New words for new realities
High-price islanders on rough seas
Did you see them all in their expensive yachts, slimline canoes and red paddle boats setting off across the crystal-clear water – or were they travelling in the endless lines of huge SUVs, comfy family cars, smart limos and beaten-up bangers queuing up in lengthy traffic jams for hours on end at the national borders, mainly at weekends? Later on the same people could be seen pushing shopping trolley upon shopping trolley down the supermarket lanes, filling them up with as many bargain buys as they could get their hands on: when the Swiss National Bank announced that it would no longer hold the Swiss franc at a fixed exchange rate with the euro on 15 January 2015, something of a temporary mass exodus was triggered from the high-price island of Switzerland to EU shopping meccas such as Weil am Rhein, Lörrach and Konstanz.

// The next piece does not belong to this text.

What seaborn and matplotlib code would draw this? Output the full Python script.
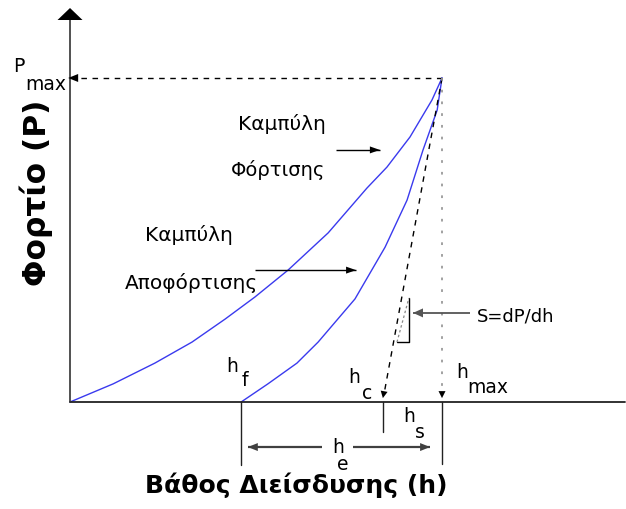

Whatever the advantages of low (euro) prices in Switzerland's neighbouring countries (certainly a bonus for shopping tourists), the Swiss economy is still recoiling from the so-called "Swiss franc shock": GDP is stagnating, zero and negative interest rates are directing capital to unwanted areas and the holes in the pension funds are getting bigger – so the jury of Migros Bank and finews.ch were quick to come up with the Financial Word of the Year, as was the SRF 3 jury with the Word of the Year: "Frankenschock" ('Swiss franc shock') and "Einkaufstourist" ('shopping tourist'). As the hordes return from shopping in paradise, there's still a tough coconut to crack back home ...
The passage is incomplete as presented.